## WRITTEN PROBLEM
Check every line of the material below for the string "LaTeX", and return the ones that have it.
[Start PROVIDED RECORDS]
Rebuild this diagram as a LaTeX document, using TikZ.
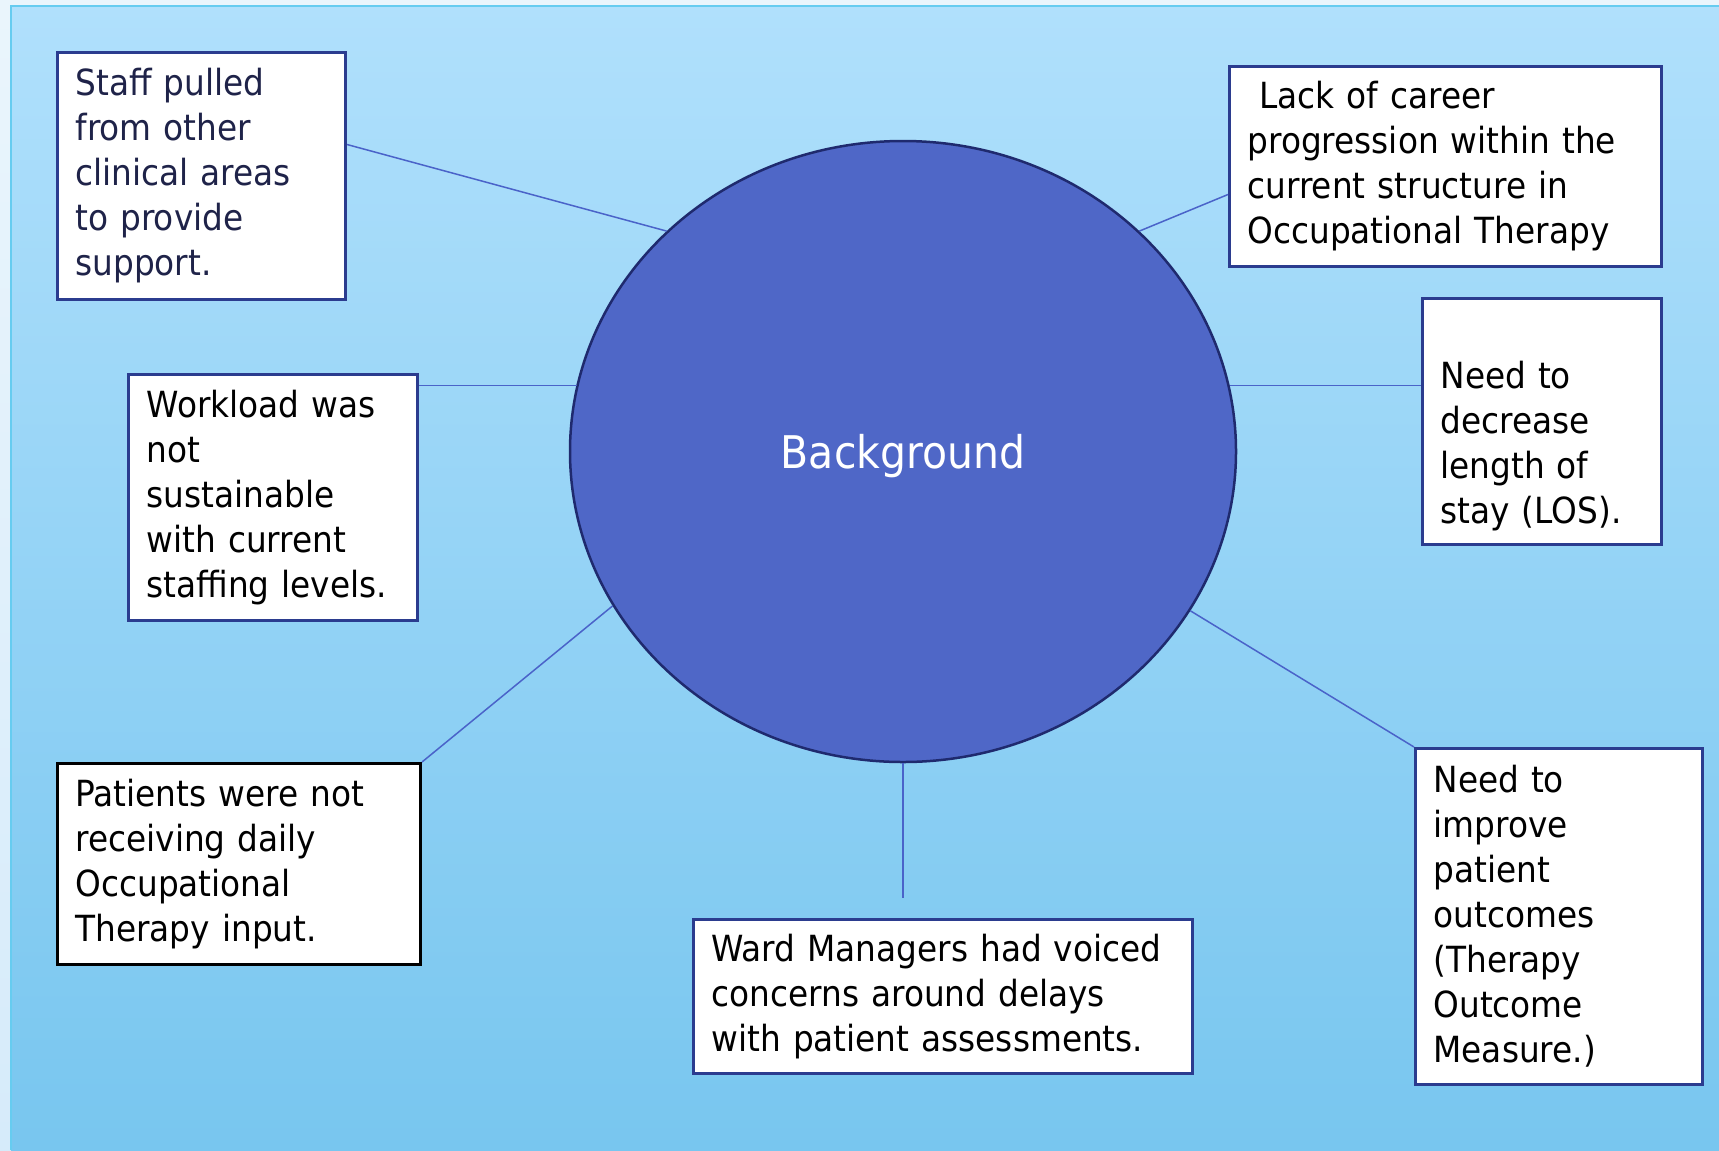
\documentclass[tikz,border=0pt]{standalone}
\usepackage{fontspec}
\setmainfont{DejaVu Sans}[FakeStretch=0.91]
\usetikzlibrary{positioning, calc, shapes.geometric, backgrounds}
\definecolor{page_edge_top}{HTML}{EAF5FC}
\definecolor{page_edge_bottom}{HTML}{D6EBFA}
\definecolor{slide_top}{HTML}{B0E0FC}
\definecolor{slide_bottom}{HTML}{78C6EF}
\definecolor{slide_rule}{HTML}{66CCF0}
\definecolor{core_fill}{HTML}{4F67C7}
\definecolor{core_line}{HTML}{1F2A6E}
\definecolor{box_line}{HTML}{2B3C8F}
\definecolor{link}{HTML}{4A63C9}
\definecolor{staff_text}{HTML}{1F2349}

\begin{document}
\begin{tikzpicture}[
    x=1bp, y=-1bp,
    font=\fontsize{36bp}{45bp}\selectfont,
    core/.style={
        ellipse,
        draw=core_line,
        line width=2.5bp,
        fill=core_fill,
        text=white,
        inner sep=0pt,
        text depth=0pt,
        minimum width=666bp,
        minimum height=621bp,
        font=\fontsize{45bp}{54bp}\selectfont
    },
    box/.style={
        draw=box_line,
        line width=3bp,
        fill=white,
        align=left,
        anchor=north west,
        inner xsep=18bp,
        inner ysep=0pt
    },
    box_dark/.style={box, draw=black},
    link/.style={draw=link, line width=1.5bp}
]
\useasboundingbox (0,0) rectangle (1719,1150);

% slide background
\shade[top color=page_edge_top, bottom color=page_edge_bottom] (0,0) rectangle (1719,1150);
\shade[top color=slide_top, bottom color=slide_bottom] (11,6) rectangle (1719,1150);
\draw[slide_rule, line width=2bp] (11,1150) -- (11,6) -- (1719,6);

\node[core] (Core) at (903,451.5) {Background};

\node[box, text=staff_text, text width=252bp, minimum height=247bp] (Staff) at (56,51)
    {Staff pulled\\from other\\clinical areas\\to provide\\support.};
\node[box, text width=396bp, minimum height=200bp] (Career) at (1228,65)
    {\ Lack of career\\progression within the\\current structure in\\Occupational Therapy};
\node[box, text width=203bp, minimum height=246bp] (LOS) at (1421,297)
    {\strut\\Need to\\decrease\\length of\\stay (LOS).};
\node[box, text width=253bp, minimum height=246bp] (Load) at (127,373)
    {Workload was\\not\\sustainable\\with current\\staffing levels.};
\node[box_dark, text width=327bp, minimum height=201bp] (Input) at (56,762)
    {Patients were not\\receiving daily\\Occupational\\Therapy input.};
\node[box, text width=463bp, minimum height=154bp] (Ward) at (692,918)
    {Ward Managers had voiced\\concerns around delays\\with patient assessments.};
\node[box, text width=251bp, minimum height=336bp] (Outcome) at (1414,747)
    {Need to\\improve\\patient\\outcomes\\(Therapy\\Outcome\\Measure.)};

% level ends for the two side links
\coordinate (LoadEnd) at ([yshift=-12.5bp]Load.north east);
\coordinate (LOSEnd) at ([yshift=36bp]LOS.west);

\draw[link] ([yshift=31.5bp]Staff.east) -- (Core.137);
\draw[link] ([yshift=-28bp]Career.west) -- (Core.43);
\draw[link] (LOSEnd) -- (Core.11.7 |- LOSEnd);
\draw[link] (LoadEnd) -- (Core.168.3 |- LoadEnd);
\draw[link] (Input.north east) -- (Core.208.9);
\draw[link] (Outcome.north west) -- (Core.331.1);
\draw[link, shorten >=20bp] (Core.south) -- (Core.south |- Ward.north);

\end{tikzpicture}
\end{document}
[End PROVIDED RECORDS]
[Start PROVIDED RECORDS]
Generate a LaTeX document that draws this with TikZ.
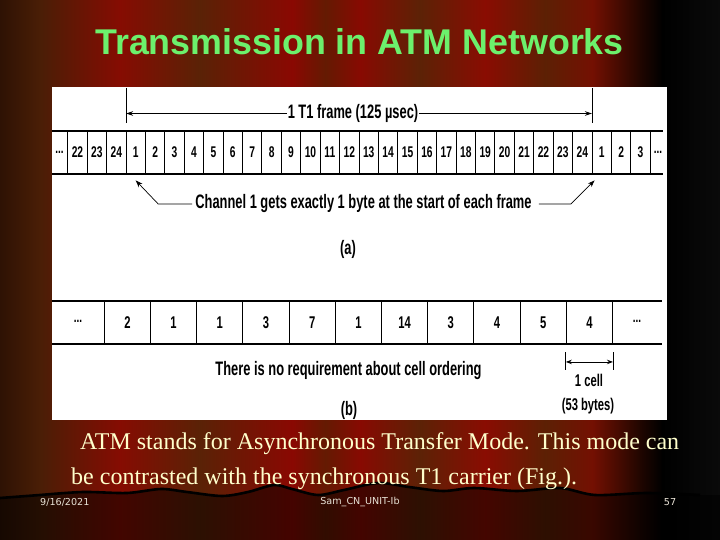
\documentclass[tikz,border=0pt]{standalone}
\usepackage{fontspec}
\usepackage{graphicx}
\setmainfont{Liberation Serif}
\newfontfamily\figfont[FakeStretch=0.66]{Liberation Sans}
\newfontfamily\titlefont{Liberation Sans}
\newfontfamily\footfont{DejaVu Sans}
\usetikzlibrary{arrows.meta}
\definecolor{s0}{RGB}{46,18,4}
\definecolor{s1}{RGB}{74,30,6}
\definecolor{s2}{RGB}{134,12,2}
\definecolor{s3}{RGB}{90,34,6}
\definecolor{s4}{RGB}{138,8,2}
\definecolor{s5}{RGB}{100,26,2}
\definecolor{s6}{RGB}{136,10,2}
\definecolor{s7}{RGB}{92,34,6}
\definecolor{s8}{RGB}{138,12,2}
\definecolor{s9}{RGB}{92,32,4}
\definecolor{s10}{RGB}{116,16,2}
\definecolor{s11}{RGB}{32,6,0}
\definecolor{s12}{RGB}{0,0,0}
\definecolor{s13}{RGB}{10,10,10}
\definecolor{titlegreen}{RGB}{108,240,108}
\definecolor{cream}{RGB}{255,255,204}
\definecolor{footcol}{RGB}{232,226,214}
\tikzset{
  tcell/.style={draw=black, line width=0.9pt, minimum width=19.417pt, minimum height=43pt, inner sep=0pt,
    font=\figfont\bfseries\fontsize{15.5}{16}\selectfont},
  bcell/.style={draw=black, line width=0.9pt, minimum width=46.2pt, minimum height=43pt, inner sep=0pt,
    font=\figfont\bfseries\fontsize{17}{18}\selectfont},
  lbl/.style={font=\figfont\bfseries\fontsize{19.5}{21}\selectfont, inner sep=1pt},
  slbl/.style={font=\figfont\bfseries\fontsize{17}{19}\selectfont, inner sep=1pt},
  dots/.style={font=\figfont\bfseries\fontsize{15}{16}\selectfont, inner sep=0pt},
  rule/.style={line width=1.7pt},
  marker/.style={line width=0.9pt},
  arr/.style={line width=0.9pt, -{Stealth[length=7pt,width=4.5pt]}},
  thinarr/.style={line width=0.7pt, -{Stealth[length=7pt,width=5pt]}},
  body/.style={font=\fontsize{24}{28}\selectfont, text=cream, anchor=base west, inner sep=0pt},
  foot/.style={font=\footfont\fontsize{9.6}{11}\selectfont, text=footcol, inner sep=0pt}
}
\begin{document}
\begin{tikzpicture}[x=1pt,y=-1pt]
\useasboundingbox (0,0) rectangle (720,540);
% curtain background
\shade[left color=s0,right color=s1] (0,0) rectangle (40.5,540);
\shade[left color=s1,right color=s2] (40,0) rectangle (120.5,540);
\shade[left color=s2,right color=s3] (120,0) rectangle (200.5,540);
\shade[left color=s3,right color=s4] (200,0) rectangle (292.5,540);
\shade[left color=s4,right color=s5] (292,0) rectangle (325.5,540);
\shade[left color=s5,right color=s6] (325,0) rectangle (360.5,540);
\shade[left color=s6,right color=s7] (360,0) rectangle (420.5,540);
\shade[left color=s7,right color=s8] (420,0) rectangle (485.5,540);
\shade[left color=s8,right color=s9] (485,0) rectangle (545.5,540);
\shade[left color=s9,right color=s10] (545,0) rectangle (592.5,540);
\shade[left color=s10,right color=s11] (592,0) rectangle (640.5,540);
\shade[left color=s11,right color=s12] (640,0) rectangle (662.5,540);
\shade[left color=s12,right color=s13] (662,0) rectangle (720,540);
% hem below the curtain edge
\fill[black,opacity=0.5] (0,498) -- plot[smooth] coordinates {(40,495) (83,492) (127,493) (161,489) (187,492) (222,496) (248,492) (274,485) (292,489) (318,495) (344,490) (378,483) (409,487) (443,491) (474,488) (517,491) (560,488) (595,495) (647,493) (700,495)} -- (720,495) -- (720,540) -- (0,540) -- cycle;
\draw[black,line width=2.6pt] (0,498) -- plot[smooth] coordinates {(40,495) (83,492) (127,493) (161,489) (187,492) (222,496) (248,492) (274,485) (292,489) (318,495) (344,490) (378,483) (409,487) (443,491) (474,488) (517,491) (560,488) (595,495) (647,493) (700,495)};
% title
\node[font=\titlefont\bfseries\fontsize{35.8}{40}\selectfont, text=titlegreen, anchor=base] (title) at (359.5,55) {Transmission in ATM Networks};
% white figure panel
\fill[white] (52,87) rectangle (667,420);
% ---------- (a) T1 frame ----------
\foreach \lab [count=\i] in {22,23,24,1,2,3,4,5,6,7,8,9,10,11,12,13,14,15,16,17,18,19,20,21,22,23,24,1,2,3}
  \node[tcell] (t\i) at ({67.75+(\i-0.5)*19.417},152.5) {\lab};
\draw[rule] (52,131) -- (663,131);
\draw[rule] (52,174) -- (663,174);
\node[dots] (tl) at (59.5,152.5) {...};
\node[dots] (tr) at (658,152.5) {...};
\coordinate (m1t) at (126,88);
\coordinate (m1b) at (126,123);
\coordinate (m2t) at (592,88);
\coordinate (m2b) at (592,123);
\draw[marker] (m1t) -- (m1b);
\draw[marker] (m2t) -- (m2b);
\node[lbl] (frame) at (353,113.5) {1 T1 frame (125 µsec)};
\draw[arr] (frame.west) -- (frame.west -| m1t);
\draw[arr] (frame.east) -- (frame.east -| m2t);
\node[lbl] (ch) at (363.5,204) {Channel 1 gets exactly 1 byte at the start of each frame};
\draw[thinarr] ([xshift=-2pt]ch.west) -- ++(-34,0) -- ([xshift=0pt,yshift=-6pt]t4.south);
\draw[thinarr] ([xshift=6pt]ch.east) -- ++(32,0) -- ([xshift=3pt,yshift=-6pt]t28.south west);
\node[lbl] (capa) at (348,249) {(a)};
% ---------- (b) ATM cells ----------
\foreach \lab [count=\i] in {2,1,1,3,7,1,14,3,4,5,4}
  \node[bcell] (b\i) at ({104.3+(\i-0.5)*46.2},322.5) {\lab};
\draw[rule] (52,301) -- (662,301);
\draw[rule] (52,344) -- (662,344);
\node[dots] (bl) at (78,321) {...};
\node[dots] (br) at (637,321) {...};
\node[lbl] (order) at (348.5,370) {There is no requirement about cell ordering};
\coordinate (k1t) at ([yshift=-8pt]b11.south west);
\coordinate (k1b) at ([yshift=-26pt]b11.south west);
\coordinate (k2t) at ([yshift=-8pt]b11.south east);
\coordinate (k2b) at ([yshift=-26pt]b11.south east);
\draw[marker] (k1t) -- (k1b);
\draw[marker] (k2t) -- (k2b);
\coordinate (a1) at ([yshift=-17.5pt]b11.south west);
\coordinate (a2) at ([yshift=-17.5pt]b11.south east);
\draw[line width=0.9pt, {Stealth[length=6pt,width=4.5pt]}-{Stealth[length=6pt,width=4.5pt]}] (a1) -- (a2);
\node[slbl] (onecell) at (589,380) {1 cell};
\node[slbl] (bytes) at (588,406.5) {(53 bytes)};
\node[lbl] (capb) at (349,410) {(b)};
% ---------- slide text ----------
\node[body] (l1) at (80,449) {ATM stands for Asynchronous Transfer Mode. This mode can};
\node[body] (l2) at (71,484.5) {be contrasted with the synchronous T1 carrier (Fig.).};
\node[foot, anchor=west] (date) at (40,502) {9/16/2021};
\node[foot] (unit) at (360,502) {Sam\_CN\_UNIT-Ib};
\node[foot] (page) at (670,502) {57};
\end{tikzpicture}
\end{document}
[End PROVIDED RECORDS]
[Start PROVIDED RECORDS]
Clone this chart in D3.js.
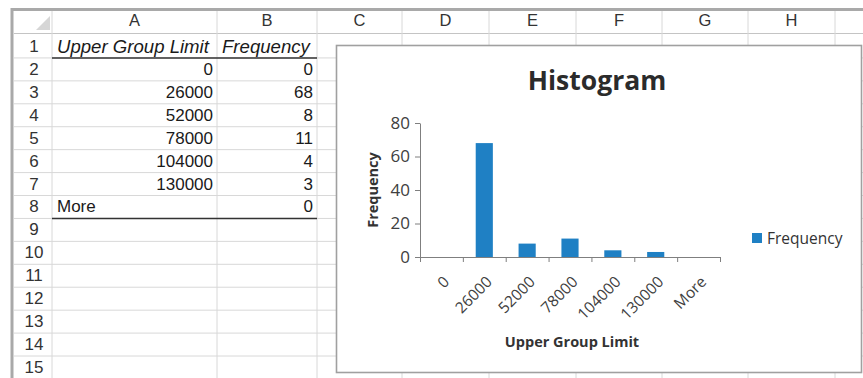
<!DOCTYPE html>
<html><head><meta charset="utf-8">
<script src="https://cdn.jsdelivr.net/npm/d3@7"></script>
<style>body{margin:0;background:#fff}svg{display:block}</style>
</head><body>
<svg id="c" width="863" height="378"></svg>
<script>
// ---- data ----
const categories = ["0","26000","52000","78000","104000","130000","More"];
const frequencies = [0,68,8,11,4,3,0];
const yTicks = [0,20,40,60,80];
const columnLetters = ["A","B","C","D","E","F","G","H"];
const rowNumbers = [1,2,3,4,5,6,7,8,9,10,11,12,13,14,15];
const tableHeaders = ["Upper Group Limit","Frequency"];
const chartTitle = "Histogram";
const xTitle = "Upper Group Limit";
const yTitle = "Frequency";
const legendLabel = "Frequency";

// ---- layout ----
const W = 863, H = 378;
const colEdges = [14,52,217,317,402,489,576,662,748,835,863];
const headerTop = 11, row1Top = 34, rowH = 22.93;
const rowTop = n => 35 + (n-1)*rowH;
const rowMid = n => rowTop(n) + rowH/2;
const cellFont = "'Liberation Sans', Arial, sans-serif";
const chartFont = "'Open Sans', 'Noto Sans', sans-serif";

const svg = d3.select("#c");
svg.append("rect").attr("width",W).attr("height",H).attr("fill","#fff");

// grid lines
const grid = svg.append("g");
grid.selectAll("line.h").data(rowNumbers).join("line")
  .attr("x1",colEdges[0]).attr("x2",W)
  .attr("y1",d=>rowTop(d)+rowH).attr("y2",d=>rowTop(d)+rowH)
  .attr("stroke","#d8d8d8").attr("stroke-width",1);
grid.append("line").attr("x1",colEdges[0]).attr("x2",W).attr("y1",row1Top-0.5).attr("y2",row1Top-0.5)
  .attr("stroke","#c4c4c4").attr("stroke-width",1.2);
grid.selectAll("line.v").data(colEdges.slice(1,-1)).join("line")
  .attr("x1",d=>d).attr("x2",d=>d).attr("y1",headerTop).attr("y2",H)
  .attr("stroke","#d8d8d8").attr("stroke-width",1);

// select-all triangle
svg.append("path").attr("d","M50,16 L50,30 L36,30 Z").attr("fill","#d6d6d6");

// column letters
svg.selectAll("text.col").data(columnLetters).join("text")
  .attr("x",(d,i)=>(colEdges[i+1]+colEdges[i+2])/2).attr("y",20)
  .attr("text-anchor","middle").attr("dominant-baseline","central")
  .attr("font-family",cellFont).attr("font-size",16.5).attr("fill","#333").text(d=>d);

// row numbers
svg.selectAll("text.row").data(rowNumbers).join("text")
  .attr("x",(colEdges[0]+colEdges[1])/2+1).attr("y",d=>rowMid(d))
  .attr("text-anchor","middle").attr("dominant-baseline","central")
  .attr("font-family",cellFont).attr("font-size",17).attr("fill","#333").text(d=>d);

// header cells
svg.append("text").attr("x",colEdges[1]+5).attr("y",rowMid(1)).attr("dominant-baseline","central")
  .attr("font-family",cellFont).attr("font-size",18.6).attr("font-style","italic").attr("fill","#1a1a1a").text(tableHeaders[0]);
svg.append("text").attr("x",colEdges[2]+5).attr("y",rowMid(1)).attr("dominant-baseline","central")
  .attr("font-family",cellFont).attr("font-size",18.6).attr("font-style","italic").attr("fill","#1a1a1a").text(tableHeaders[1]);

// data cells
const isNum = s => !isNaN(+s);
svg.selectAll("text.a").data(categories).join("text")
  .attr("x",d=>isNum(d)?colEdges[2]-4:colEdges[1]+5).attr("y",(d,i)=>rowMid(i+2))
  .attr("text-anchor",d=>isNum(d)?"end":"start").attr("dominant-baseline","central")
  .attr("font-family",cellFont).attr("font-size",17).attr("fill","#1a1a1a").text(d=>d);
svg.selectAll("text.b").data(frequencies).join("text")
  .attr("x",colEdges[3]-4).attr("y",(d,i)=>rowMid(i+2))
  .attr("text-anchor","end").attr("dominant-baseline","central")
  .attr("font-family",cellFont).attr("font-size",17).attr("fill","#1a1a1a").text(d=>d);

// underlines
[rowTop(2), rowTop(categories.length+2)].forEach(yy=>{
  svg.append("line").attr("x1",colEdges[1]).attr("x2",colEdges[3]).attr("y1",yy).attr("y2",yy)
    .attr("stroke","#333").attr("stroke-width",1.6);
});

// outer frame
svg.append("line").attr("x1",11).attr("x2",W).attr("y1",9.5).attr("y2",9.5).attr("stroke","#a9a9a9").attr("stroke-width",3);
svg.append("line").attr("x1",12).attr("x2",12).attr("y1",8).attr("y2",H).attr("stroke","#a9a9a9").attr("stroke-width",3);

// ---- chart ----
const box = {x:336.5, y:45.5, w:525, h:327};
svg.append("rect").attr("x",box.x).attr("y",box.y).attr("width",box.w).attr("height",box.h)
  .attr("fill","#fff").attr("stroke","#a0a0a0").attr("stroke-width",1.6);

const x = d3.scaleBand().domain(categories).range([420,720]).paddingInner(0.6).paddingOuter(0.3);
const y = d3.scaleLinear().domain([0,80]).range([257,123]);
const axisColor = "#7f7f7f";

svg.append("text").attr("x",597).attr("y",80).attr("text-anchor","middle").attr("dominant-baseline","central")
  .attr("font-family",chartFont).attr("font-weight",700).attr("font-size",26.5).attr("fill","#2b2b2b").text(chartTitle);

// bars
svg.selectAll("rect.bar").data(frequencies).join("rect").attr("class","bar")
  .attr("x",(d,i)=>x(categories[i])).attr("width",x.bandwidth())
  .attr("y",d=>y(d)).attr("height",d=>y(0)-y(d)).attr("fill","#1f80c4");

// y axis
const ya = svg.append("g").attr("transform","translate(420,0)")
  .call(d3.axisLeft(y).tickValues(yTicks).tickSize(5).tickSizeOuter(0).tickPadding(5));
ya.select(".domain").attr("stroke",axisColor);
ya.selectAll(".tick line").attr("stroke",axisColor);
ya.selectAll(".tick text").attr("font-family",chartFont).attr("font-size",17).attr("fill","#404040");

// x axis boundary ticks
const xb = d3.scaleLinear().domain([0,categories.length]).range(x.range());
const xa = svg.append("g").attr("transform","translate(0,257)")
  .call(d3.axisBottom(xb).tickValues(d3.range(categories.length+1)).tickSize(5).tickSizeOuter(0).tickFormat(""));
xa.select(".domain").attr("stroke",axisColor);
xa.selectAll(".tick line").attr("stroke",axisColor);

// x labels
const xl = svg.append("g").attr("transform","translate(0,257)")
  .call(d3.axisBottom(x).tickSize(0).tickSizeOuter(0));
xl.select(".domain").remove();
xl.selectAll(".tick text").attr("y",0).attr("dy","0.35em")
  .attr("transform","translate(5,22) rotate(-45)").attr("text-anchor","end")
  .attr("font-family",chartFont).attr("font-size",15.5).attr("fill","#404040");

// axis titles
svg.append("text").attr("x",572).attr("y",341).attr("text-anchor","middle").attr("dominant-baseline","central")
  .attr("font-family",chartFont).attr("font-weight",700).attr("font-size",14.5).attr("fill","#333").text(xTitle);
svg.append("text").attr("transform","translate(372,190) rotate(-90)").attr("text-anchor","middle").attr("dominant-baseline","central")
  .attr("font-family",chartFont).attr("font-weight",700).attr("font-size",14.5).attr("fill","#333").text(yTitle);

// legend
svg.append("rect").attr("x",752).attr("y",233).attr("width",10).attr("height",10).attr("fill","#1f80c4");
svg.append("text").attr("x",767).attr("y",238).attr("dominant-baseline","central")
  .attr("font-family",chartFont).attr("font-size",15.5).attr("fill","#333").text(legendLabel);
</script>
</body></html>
[End PROVIDED RECORDS]
## SOLVED PROBLEM
Rebuild this diagram as a LaTeX document, using TikZ.
Generate a LaTeX document that draws this with TikZ.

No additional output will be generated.